Investieren Sie Ihre Zeit schlau
Stefan musste Zeit investieren. Grundsätzlich hatte er ja auch kein Problem damit. Aber er musste sie schlau investieren. Sowohl das Aussortieren, als auch die Überlegungen zum Ordnungssystem brauchten Zeit. Wir haben lange überlegt:
- was braucht er um einen Überblick zu haben
- wie müssen die Dinge organisiert sein, damit er die täglichen Handgriffe auch macht
- wie kann er die Routinen in seinen Alltag einbauen
Anders als Marion, musste Stefan sich mehr mit den Grundlagen beschäftigen. Seine Methode des “ich bring’s schnell hinter mich” war ihm dauerhaft im Weg. “Du wirst Dich einmal richtig anstrengen müssen – danach kannst Du es locker angehen” versprach ich ihm.
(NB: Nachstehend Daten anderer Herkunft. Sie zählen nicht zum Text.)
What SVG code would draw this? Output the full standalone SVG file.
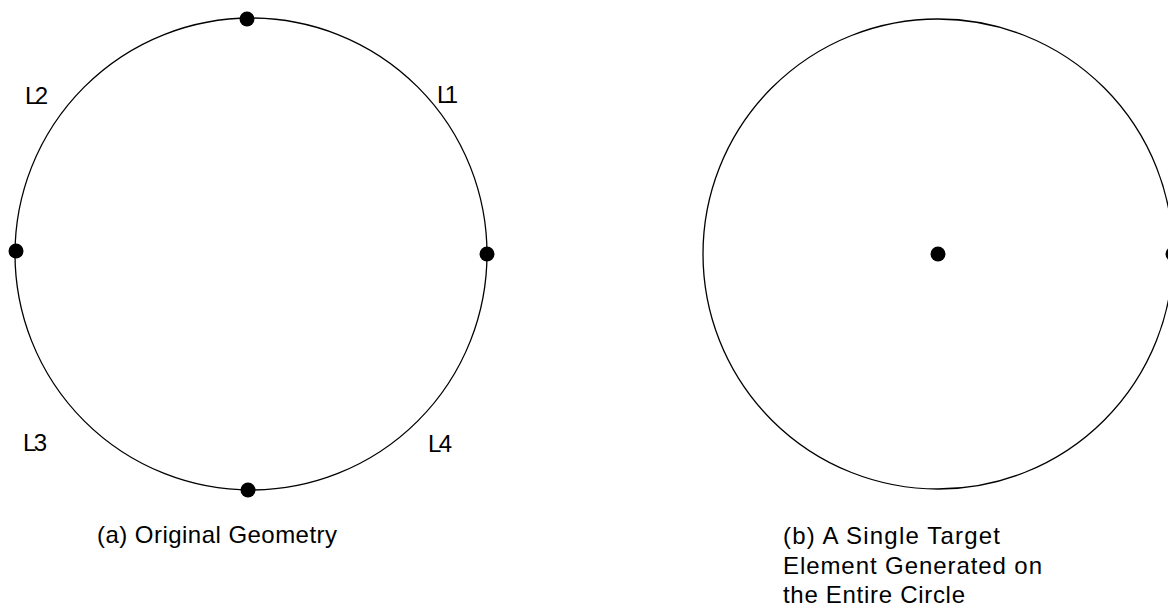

Die Ordnung bleibt nicht? Es gibt Hoffnung
Stefan und Marion hatten unterschiedliche Grundprobleme mit dem gleichen Ergebnis: es war keine stabile Basis möglich. Marion hat sich sofort mit den Routinen angefreundet – Perfektionistin, die sie ist. Stefan hat sich zu Beginn zu sehr auf der Basis ausgeruht. Er hat mich noch zweimal zu sich gerufen, um gemeinsam wieder die Grundstruktur herzustellen. Als ich das letzte Mal mit ihm telefoniert habe, habe ich ihn gerade beim Wegräumen des Geschirrs unterbrochen. “So wie früher die Dinge einfach stehen lassen – es ist verrückt, aber das kann ich gar nicht mehr”. Willkommen im Club, Stefan!